C’est pour cela que Job a dit qu’il était issu nu du ventre de sa mère, et qu’il retournerait nu en celui-ci, comme il en était issu. Car il y a plus de différence entre cette lumière corporelle et celle de l’autre vie, qu’il n’y en a entre les ténèbres dans lesquelles nous somme enclos au ventre de notre mère, et la lumière en laquelle nous venons quand nous naissons.
Et pourtant, comme l’enfant est préparé en ces ténèbres, pour venir ensuite en cette lumière, ainsi nous sommes préparés en cette lumière ténébreuse, pour parvenir à cette autre qui est plus grande et plus excellente sans point de comparaison. Après, quand le temps de la naissance approche, la vie et vigueur de la matrice, qui est comme la mère de l’enfant, flétrit et s’amortit, l’enfant semblablement est comme s’il était mort, au regard de cette manière de vie de laquelle il a usé au ventre de sa mère. Car comme il ne vit plus en telle façon, ainsi il est en un état bien différent au premier. C’est aussi le semblable de l’homme, quand il faut qu’il sorte de la vie de ce monde, comme s’il le fallait naître et enfanter pour une autre vie. Car il meurt au regard de cette vie, afin qu’il vive d’une autre tant plus excellente que celle ici est meilleure que l’autre de laquelle il a vécu auparavant au ventre de sa mère.
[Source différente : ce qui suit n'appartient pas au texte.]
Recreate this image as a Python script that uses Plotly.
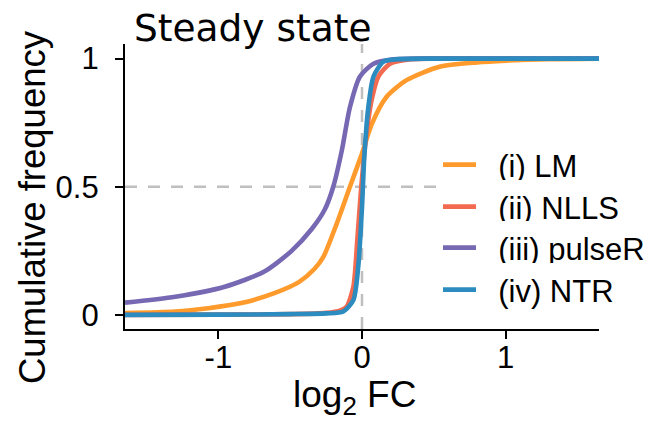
import plotly.graph_objects as go

# ---- data ----
series_names = ["(i) LM", "(ii) NLLS", "(iii) pulseR", "(iv) NTR"]
series_colors = ["#FE9B2C", "#F26A4F", "#7668B2", "#2C8BBF"]

x_lm = [-1.65, -1.3, -1.07, -0.84, -0.61, -0.44, -0.33, -0.27, -0.18, -0.084, 0.0, 0.07, 0.17, 0.31, 0.54, 0.8, 1.0, 1.3, 1.65]
y_lm = [0.007, 0.013, 0.026, 0.046, 0.085, 0.128, 0.18, 0.225, 0.35, 0.5, 0.63, 0.747, 0.85, 0.916, 0.968, 0.985, 0.992, 0.998, 1.0]

x_nlls = [-1.65, -1.0, -0.5, -0.25, -0.15, -0.107, -0.06, -0.033, -0.005, 0.03, 0.067, 0.114, 0.195, 0.34, 0.6, 1.65]
y_nlls = [0.0, 0.001, 0.003, 0.008, 0.018, 0.032, 0.11, 0.29, 0.5, 0.70, 0.838, 0.93, 0.98, 0.998, 1.0, 1.0]

x_pr = [-1.65, -1.3, -0.955, -0.68, -0.49, -0.35, -0.26, -0.2, -0.14, -0.084, -0.014, 0.08, 0.22, 0.5, 1.65]
y_pr = [0.048, 0.071, 0.11, 0.169, 0.25, 0.335, 0.41, 0.5, 0.643, 0.81, 0.93, 0.98, 0.997, 1.0, 1.0]

x_ntr = [-1.65, -1.0, -0.5, -0.25, -0.13, -0.06, -0.026, 0.0, 0.016, 0.044, 0.08, 0.15, 0.26, 0.5, 1.65]
y_ntr = [0.0, 0.001, 0.003, 0.006, 0.013, 0.058, 0.19, 0.42, 0.617, 0.81, 0.93, 0.988, 0.998, 1.0, 1.0]

x_tickvals = [-1, 0, 1]
x_ticktext = ["-1", "0", "1"]
y_tickvals = [0, 0.5, 1]
y_ticktext = ["0", "0.5", "1"]

title_text = "Steady state"
x_title = "log<sub>2</sub> FC"
y_title = "Cumulative frequency"

x_range = [-1.65, 1.65]
y_range = [-0.055, 1.057]

FONT = "Liberation Sans, Arial, sans-serif"

# plot area in pixels
L, R, T, B = 125, 599, 44, 329
PW, PH = R - L, B - T

fig = go.Figure()
all_x = [x_lm, x_nlls, x_pr, x_ntr]
all_y = [y_lm, y_nlls, y_pr, y_ntr]
legend_ids = ["legend", "legend2", "legend3", "legend4"]
legend_centers = [165, 207, 248, 290]  # px from top
PAD = "\u00a0\u00a0"  # visual gap between legend line and label

for name, col, xs, ys, lid in zip(series_names, series_colors, all_x, all_y, legend_ids):
    fig.add_trace(go.Scatter(
        x=xs, y=ys, mode="lines", name=PAD + name,
        line=dict(color=col, width=4.6, shape="spline", smoothing=0.7),
        legend=lid,
    ))

# reference dashed lines
fig.add_shape(type="line", xref="x", yref="y", x0=0, x1=0, y0=y_range[0], y1=y_range[1],
              line=dict(color="#BFBFBF", width=2.5, dash="12px,11px"), layer="below")
fig.add_shape(type="line", xref="x", yref="y", x0=x_range[0], x1=x_range[1], y0=0.5, y1=0.5,
              line=dict(color="#BFBFBF", width=2.5, dash="12px,11px"), layer="below")

legend_layout = {}
for lid, cy in zip(legend_ids, legend_centers):
    legend_layout[lid] = dict(
        x=(438 - L) / PW, xanchor="left", y=(B - cy) / PH, yanchor="middle",
        bgcolor="white", borderwidth=0, font=dict(family=FONT, size=31, color="black"),
        itemwidth=33,
    )

fig.update_layout(
    width=654, height=421,
    margin=dict(l=L, r=654 - R, t=T, b=421 - B, autoexpand=False),
    paper_bgcolor="white", plot_bgcolor="white",
    font=dict(family=FONT, color="black", size=30),
    title=dict(text=title_text, font=dict(family="DejaVu Sans", size=37.5, color="black"),
               x=134 / 654, xanchor="left", xref="container",
               y=1 - 28 / 421, yanchor="middle", yref="container"),
    showlegend=True,
    xaxis=dict(range=x_range, tickvals=x_tickvals, ticktext=x_ticktext,
               showgrid=False, zeroline=False, showline=True, linecolor="black", linewidth=2.2,
               ticks="outside", ticklen=8, tickwidth=2.2, tickcolor="black",
               tickfont=dict(family=FONT, size=31), ticklabelstandoff=-8),
    yaxis=dict(range=y_range, tickvals=y_tickvals, ticktext=y_ticktext,
               showgrid=False, zeroline=False, showline=True, linecolor="black", linewidth=2.2,
               ticks="outside", ticklen=8, tickwidth=2.2, tickcolor="black",
               tickfont=dict(family=FONT, size=31), ticklabelstandoff=10),
    annotations=[
        dict(text=x_title, xref="paper", yref="paper", x=(354 - L) / PW, y=(B - 397) / PH,
             xanchor="center", yanchor="middle", showarrow=False,
             font=dict(family=FONT, size=37, color="black")),
        dict(text=y_title, xref="paper", yref="paper", x=(32 - L) / PW, y=(B - 207) / PH,
             xanchor="center", yanchor="middle", showarrow=False, textangle=-90,
             font=dict(family=FONT, size=36.5, color="black")),
    ],
    **legend_layout,
)

fig.write_html("out.html")
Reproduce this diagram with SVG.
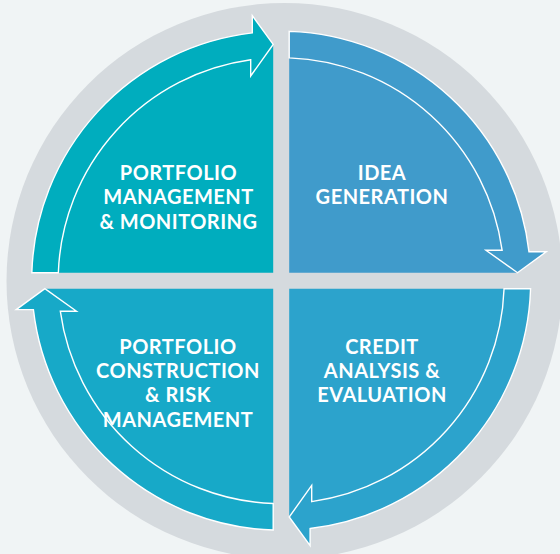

NATHANAEL : Puis donc qu’ainsi est, nous sommes préparés au ventre de notre mère, pour la vie du corps que nous menons en ce monde ; et puis nous sommes préparés au corps en la vie que nous y menons, pour la vie de l’âme et de l’esprit, laquelle nous attendons. Et par ainsi, il nous faut comparer tout le temps que nous sommes en ce monde, à celui auquel nous avons été au ventre de notre mère ; et puis, celui durant lequel nous sommes en ce monde, à comparaison du premier, à celui que nous attendons après cette vie. Car comme nous avons eu notre temps prescrit au ventre de notre mère, et puis en sommes sortis, ainsi l’avons-nous en cette vie depuis notre nativité jusqu’à notre mort. Mais il y a différence en ce que le temps qui nous est préfix en cette vie, nous est ordonné plus long, selon le cours de nature, qu’il en nous a été donné au ventre de notre mère.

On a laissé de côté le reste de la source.